La grossophobie
C’est une des plus récentes phobies à s’inscrire dans la rectitude politique actuelle. L’humoriste Martin Matte vient de subir un choc qu’on appelle anthropologique. La réaction à sa publicité de Maxi, où il s’est transformé en gros entouré de produits québécois, a été quasi instantanée.
Pour Anorexie et Boulimie Québec, que cite hier ma consoeur Sophie Durocher, « cette publicité pourrait avoir un impact sur la détresse psychologique, la honte et la culpabilité en raison des messages véhiculés ». Pas étonnant que Maxi (au nom prémonitoire) ait retiré sa pub surle-champ.
Le geste se comprend de la part d’une entreprise d’alimentation qui voit gros. Mais il n’en constitue pas moins un geste de censure de plus dans une période particulièrement préoccupante de violation, nécessaire à court terme, de droits de la personne.
Tout ce qui est différent peut être discriminé même s’il ne devrait pas l’être selon les uns et les autres. Mais il existe une discrimination contre laquelle aucune charte des droits ne peut s’appliquer : celle concernant la beauté physique. Chez les hommes et les femmes, d’ailleurs.
Les belles femmes considérées comme telles démarrent dans la vie avec un avantage imparable. Mais ce trait physique ne mène ni au bonheur, ni à l’amour, ni à la réussite professionnelle, s’il ne se double pas de qualités plus personnelles et intérieures.
HYPOCRISIE
On peut également rire des belles. « Beautiful but dumb », disent les Anglais d’une belle femme qui a l’air stupide. Il faut regarder les couples dans la rue pour remarquer que si les hommes sont attirés par les « belles », lorsqu’il s’agit de choisir une compagne pour la vie, d’autres critères prennent à l’évidence le dessus.

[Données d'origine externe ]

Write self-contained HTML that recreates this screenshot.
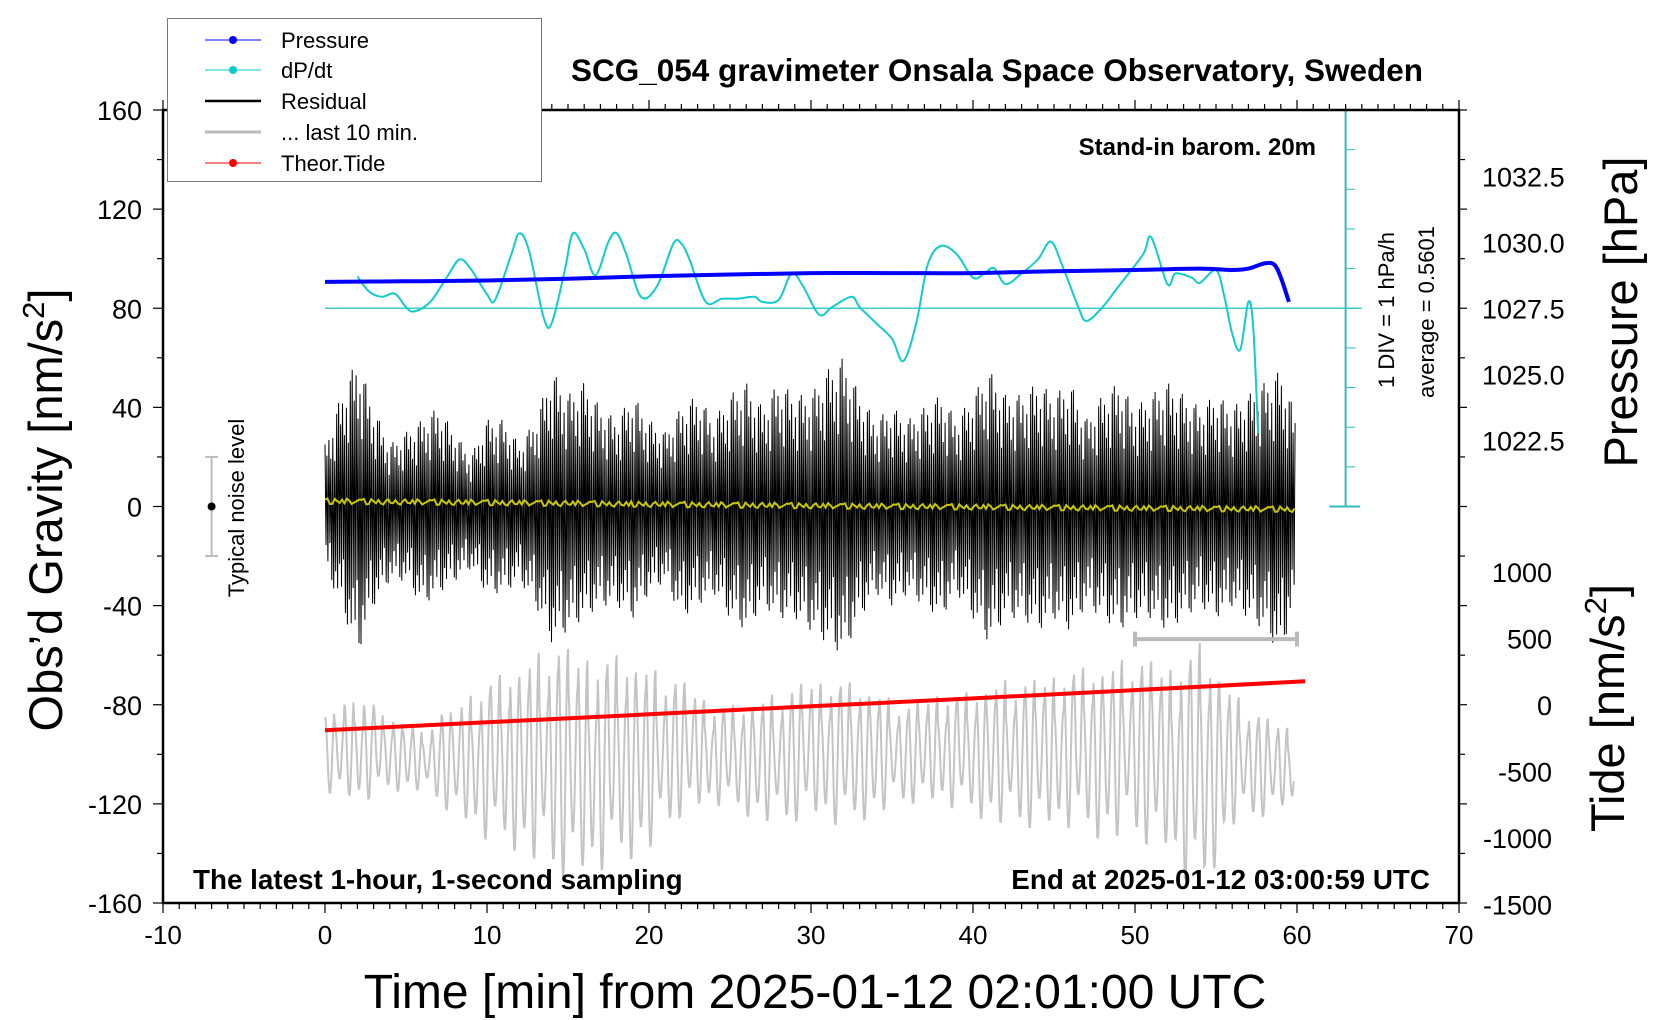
<!DOCTYPE html>
<html><head><meta charset="utf-8"><style>
html,body{margin:0;padding:0;background:#fff;}
svg{display:block;font-family:"Liberation Sans",Arial,sans-serif;}
</style></head><body>
<svg id="chart" width="1660" height="1020" viewBox="0 0 1660 1020" xmlns="http://www.w3.org/2000/svg">
<rect width="1660" height="1020" fill="#fff"/>
<g id="marks"></g>
<g id="axes"></g>
<text x="997" y="81" text-anchor="middle" font-size="31.5" font-weight="bold">SCG_054 gravimeter Onsala Space Observatory, Sweden</text>
<text x="1316" y="155" text-anchor="end" font-size="24" font-weight="bold">Stand-in barom. 20m</text>
<text x="193" y="889" font-size="27.8" font-weight="bold">The latest 1-hour, 1-second sampling</text>
<text x="1430" y="889" text-anchor="end" font-size="27.8" font-weight="bold">End at 2025-01-12 03:00:59 UTC</text>
<text transform="translate(1394,310) rotate(-90)" text-anchor="middle" font-size="22">1 DIV = 1 hPa/h</text>
<text transform="translate(1434,312) rotate(-90)" text-anchor="middle" font-size="22">average = 0.5601</text>
<text transform="translate(244,508) rotate(-90)" text-anchor="middle" font-size="22">Typical noise level</text>
<text transform="translate(62,510) rotate(-90)" text-anchor="middle" font-size="47">Obs’d Gravity [nm/s<tspan font-size="31" dy="-18">2</tspan><tspan dy="18">]</tspan></text>
<text x="815" y="1008" text-anchor="middle" font-size="48">Time [min] from 2025-01-12 02:01:00 UTC</text>
<text transform="translate(1637,312) rotate(-90)" text-anchor="middle" font-size="47">Pressure [hPa]</text>
<text transform="translate(1624,708) rotate(-90)" text-anchor="middle" font-size="47">Tide [nm/s<tspan font-size="31" dy="-18">2</tspan><tspan dy="18">]</tspan></text>
<g>
<rect x="167.5" y="18.5" width="374" height="163" fill="#fff" stroke="#777" stroke-width="1"/>
<g><line x1="205" y1="40" x2="261" y2="40" stroke="#00f" stroke-width="1"/><circle cx="233" cy="40" r="4" fill="#00f"/><text x="281" y="48" font-size="22">Pressure</text></g>
<g><line x1="205" y1="70" x2="261" y2="70" stroke="#0cc" stroke-width="1"/><circle cx="233" cy="70" r="4" fill="#0cc"/><text x="281" y="78" font-size="22">dP/dt</text></g>
<g><line x1="205" y1="101" x2="261" y2="101" stroke="#000" stroke-width="2.5"/><text x="281" y="109" font-size="22">Residual</text></g>
<g><line x1="205" y1="132" x2="261" y2="132" stroke="#bbb" stroke-width="3"/><text x="281" y="140" font-size="22">... last 10 min.</text></g>
<g><line x1="205" y1="163" x2="261" y2="163" stroke="#f00" stroke-width="1"/><circle cx="233" cy="163" r="4" fill="#f00"/><text x="281" y="171" font-size="22">Theor.Tide</text></g>
</g>
</svg>
<script>
// ---- data ----
const pressureT = [0,5,10,15,20,25,30,35,40,45,50,54,56,57,58,58.6,59,59.5];
const pressureV = [1028.5,1028.52,1028.55,1028.62,1028.71,1028.78,1028.83,1028.83,1028.83,1028.9,1028.95,1029.0,1028.95,1029.0,1029.2,1029.15,1028.67,1027.74];
const dpdtT = [2,2.7,3.5,4.3,5,5.5,6.5,7.5,8.3,9,10,10.5,11.5,12,12.6,13.5,14,14.8,15.3,16,16.7,17.5,18,18.6,19.5,20.5,21.5,22,22.5,23.5,24.5,25.5,26.5,27,28,28.8,29.5,30.5,31.3,32.5,33,34,35,35.7,36.5,37.2,38,39,40,40.7,41.3,42,43,44,44.8,45.5,46.5,47,48,49,50.5,51,52,52.5,53.5,54,55,55.5,56,56.5,57,57.3,57.6];
const dpdtV = [1.36,0.99,0.85,0.93,0.59,0.48,0.72,1.33,1.79,1.55,0.91,0.77,1.92,2.45,2.0,0.32,0.19,1.52,2.45,2.05,1.39,2.24,2.45,1.92,0.85,1.12,2.19,2.19,1.79,0.72,0.8,0.8,0.85,0.72,0.77,1.44,1.12,0.4,0.59,0.85,0.59,0.19,-0.21,-0.77,0.19,1.65,2.13,1.92,1.33,1.44,1.57,1.17,1.44,1.79,2.24,1.65,0.59,0.24,0.59,1.12,1.92,2.35,1.17,1.44,1.33,1.2,1.52,0.88,-0.08,-0.48,0.72,0.05,-2.6];
const dpdtAverage = 0.5601;
const tideT = [0,10,20,30,40,50,60.5];
const tideV = [-192,-132,-72,-12,48,110,176];
const residualT = [...Array(61).keys()];
const residualUp = [25,45,60,40,25,30,35,40,30,20,35,35,25,35,55,45,50,40,35,45,35,30,40,45,35,45,50,40,50,45,45,55,60,45,35,40,35,40,45,35,45,55,45,45,50,45,50,35,45,50,40,45,50,45,40,45,40,45,50,55,35];
const residualDown = [-25,-40,-60,-40,-30,-30,-40,-35,-30,-25,-35,-35,-30,-40,-55,-50,-45,-40,-40,-45,-35,-30,-45,-40,-35,-45,-50,-40,-45,-45,-50,-55,-60,-45,-35,-40,-35,-40,-45,-35,-45,-55,-45,-45,-50,-45,-50,-40,-45,-50,-45,-45,-50,-45,-40,-45,-40,-45,-50,-60,-35];
const meanT = [0,10,20,30,40,50,60];
const meanV = [2,1.5,0.8,0.2,-0.3,-0.8,-1.2];
const greyT = [0,2,4,6,8,10,12,14,16,18,20,22,24,26,28,30,32,34,36,38,40,42,44,46,48,50,52,54,56,58,60];
const greyUp = [-85,-75,-85,-90,-80,-70,-65,-55,-60,-60,-65,-70,-80,-80,-75,-70,-70,-75,-80,-75,-75,-70,-70,-65,-65,-60,-65,-55,-75,-85,-90];
const greyDown = [-115,-120,-115,-115,-125,-135,-140,-150,-150,-145,-140,-125,-120,-125,-130,-125,-130,-125,-120,-120,-125,-130,-130,-130,-135,-135,-140,-160,-130,-125,-120];
const xTicks = [-10,0,10,20,30,40,50,60,70];
const yTicks = [160,120,80,40,0,-40,-80,-120,-160];
const pTicks = [1022.5,1025.0,1027.5,1030.0,1032.5];
const tideTicks = [1000,500,0,-500,-1000,-1500];

// ---- scales ----
const X0=163, X1=1459, YT=110, YB=903;
const sx = t => X0 + (t+10)*(X1-X0)/80;
const sy = g => YT + (160-g)*(YB-YT)/320;
const spres = p => sy(80) - (p-1027.5)*26.4;
const stide = v => sy(-80) - v*0.133;
const sdp = v => sy(80) - (v-dpdtAverage)*(sy(0)-sy(16));
const NS='http://www.w3.org/2000/svg';
const marks=document.getElementById('marks'), axes=document.getElementById('axes');
function mk(tag, attrs, parent){const e=document.createElementNS(NS,tag);for(const k in attrs)e.setAttribute(k,attrs[k]);parent.appendChild(e);return e;}
function interp(T,V,t){if(t<=T[0])return V[0];for(let i=1;i<T.length;i++){if(t<=T[i]){const f=(t-T[i-1])/(T[i]-T[i-1]);return V[i-1]+f*(V[i]-V[i-1]);}}return V[V.length-1];}
function smoothPath(pts){let d='M'+pts[0][0].toFixed(1)+','+pts[0][1].toFixed(1);for(let i=0;i<pts.length-1;i++){const p0=pts[i-1]||pts[i],p1=pts[i],p2=pts[i+1],p3=pts[i+2]||p2;const c1=[p1[0]+(p2[0]-p0[0])/6,p1[1]+(p2[1]-p0[1])/6],c2=[p2[0]-(p3[0]-p1[0])/6,p2[1]-(p3[1]-p1[1])/6];d+=`C${c1[0].toFixed(1)},${c1[1].toFixed(1)} ${c2[0].toFixed(1)},${c2[1].toFixed(1)} ${p2[0].toFixed(1)},${p2[1].toFixed(1)}`;}return d;}

// grey last-10-min oscillation (texture modulation per cycle)
const gmod=[1,0.7,0.95,0.5,0.85,1,0.6,0.9,0.75,1,0.55,0.8];
let gd='';const per=0.6;
for(let t=0;t<=59.8;t+=0.04){const u=interp(greyT,greyUp,t),l=interp(greyT,greyDown,t);const c=(u+l)/2,a=(u-l)/2;const cyc=Math.floor(t/per);const m=gmod[cyc%gmod.length];const cs=Math.cos(2*Math.PI*t/per);const g=c+a*cs*(cs>0?m:gmod[(cyc+5)%gmod.length]);gd+=(gd?'L':'M')+sx(t).toFixed(1)+','+sy(g).toFixed(1);}
const grey=mk('path',{d:gd,fill:'none',stroke:'#c4c4c4','stroke-width':2},marks);



// residual
const pattern=[1,0.35,0.75,0.2,0.9,0.45,0.6,0.15,0.8,0.3,0.5,0.25,0.95,0.4];
let rd='';let k=0;
for(let t=0;t<=59.9;t+=0.06){const up=interp(residualT,residualUp,t),dn=interp(residualT,residualDown,t);const g=(k%2===0)?up*pattern[k%pattern.length]:dn*pattern[(k+5)%pattern.length];rd+=(rd?'L':'M')+sx(t).toFixed(1)+','+sy(g).toFixed(1);k++;}
const res=mk('path',{d:rd,fill:'none',stroke:'#000','stroke-width':1},marks);



// mean (yellow)
let md='';const mpat=[0.8,-0.6,1.2,-1,0.4,-0.9,1.1,-0.3,0.2,-0.5,0.9];
for(let t=0;t<=59.9;t+=0.15){const g=interp(meanT,meanV,t)+mpat[Math.round(t*10)%mpat.length];md+=(md?'L':'M')+sx(t).toFixed(1)+','+sy(g).toFixed(1);}
const mean=mk('path',{d:md,fill:'none',stroke:'#c8c800','stroke-width':2},marks);



// tide
const tp=tideT.map((t,i)=>sx(t).toFixed(1)+','+stide(tideV[i]).toFixed(1)).join(' ');
const tide=mk('polyline',{points:tp,fill:'none',stroke:'#f00','stroke-width':4},marks);



// dP/dt baseline and curve
const base=mk('line',{x1:sx(0),y1:sdp(dpdtAverage),x2:sx(64),y2:sdp(dpdtAverage),stroke:'#4cc','stroke-width':1.5},marks);


const dpc=mk('path',{d:smoothPath(dpdtT.map((t,i)=>[sx(t),sdp(dpdtV[i])])),fill:'none',stroke:'#1cc','stroke-width':2},marks);



// pressure
const pc=mk('path',{d:smoothPath(pressureT.map((t,i)=>[sx(t),spres(pressureV[i])])),fill:'none',stroke:'#00f','stroke-width':4},marks);



// noise level bar
const nb=mk('g',{},marks);


mk('line',{x1:sx(-7),y1:sy(20),x2:sx(-7),y2:sy(-20),stroke:'#bbb','stroke-width':2},nb);
mk('line',{x1:sx(-7.4),y1:sy(20),x2:sx(-6.6),y2:sy(20),stroke:'#bbb','stroke-width':2},nb);
mk('line',{x1:sx(-7.4),y1:sy(-20),x2:sx(-6.6),y2:sy(-20),stroke:'#bbb','stroke-width':2},nb);
mk('circle',{cx:sx(-7),cy:sy(0),r:4,fill:'#000'},nb);
// last 10 min bar
const lb=mk('g',{},marks);


mk('line',{x1:sx(50),y1:sy(-53.5),x2:sx(60),y2:sy(-53.5),stroke:'#bbb','stroke-width':4},lb);
mk('line',{x1:sx(50),y1:sy(-50.5),x2:sx(50),y2:sy(-56.5),stroke:'#bbb','stroke-width':4},lb);
mk('line',{x1:sx(60),y1:sy(-50.5),x2:sx(60),y2:sy(-56.5),stroke:'#bbb','stroke-width':4},lb);

// dP/dt scale axis
const da=mk('g',{},axes);


mk('line',{x1:sx(63),y1:sy(160),x2:sx(63),y2:sy(0),stroke:'#3bb','stroke-width':2},da);
mk('line',{x1:sx(62),y1:sy(0),x2:sx(63.9),y2:sy(0),stroke:'#3bb','stroke-width':2},da);
for(let i=1;i<10;i++){mk('line',{x1:sx(63),y1:sy(i*16),x2:sx(63.6),y2:sy(i*16),stroke:'#3bb','stroke-width':1},da);}

// frame
const fr=mk('rect',{x:X0,y:YT,width:X1-X0,height:YB-YT,fill:'none',stroke:'#000','stroke-width':2.5},axes);



// x ticks
const xa=mk('g',{},axes);


for(let t=-10;t<=70;t++){const big=t%10===0;mk('line',{x1:sx(t),y1:YB,x2:sx(t),y2:YB+(big?10:6),stroke:'#000','stroke-width':1.2},xa);mk('line',{x1:sx(t),y1:YT,x2:sx(t),y2:YT-(big?10:6),stroke:'#000','stroke-width':1.2},xa);}
xTicks.forEach(t=>{const e=mk('text',{x:sx(t),y:YB+41,'text-anchor':'middle','font-size':26},xa);e.textContent=t;});
// y ticks
const ya=mk('g',{},axes);


for(let g=-160;g<=160;g+=20){const big=g%40===0;mk('line',{x1:X0,y1:sy(g),x2:X0-(big?10:6),y2:sy(g),stroke:'#000','stroke-width':1.2},ya);mk('line',{x1:X1,y1:sy(g),x2:X1+(big?8:6),y2:sy(g),stroke:'#000','stroke-width':1.2},ya);}
yTicks.forEach(g=>{const e=mk('text',{x:X0-21,y:sy(g)+10,'text-anchor':'end','font-size':27},ya);e.textContent=g;});
// pressure ticks
const pa=mk('g',{},axes);


pTicks.forEach(p=>{const e=mk('text',{x:X1+23,y:spres(p)+10,'font-size':27},pa);e.textContent=p.toFixed(1);});
// tide ticks
const ta=mk('g',{},axes);


tideTicks.forEach(v=>{const e=mk('text',{x:1552,y:stide(v)+10,'text-anchor':'end','font-size':27},ta);e.textContent=v;});
</script>
</body></html>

Il y a une hypocrisie qui se terre derrière le discours de ceux qui, au nom de la rectitude politique, se portent à la défense systématique des femmes, des obèses, des LGBTQ+, des handicapés, bref de victimes de tous genres.
Que cela plaise ou non, la différence dérange et surprend, et ceux qui prétendent n’avoir aucun préjugé sont de fieffés menteurs. Il existe des valeurs personnelles et collectives qui permettent aux humains de résister aux réflexes primitifs, claniques, raciaux et sexuels pour adopter une vision universelle et respectueuse des différences.
NUANCE ESSENTIELLE
Et l’humour n’existe pas sans l’esprit. D’ailleurs, avant la multiplication vertigineuse au Québec d’humoristes de tout acabit, on disait de quelqu’un qui pratiquait cet art vital pour le moral qu’il avait beaucoup d’esprit.
Dans cette perspective, les humains ne sont pas à l’abri d’être objet du rire. C’est dans l’intention que la nuance est essentielle. La méchanceté et la cruauté volontaires ne devraient pas être du matériel humoristique au premier degré. Mais il n’y a pas que les gros qui peuvent rire des gros, des femmes pour rire des femmes, les gais pour rire des gais. Les homosexuels qui se moquent des femmes peuvent être hilarants de même que les Noirs à l’endroit des Blancs. Et ces derniers peuvent se moquer des Français. Tout est affaire d’esprit, d’empathie, d’ouverture. Et l’autodérision devrait être l’affaire de tous. Pour nous faire rire en choeur, de bon coeur.
Il vaut mieux en rire qu’en pleurer.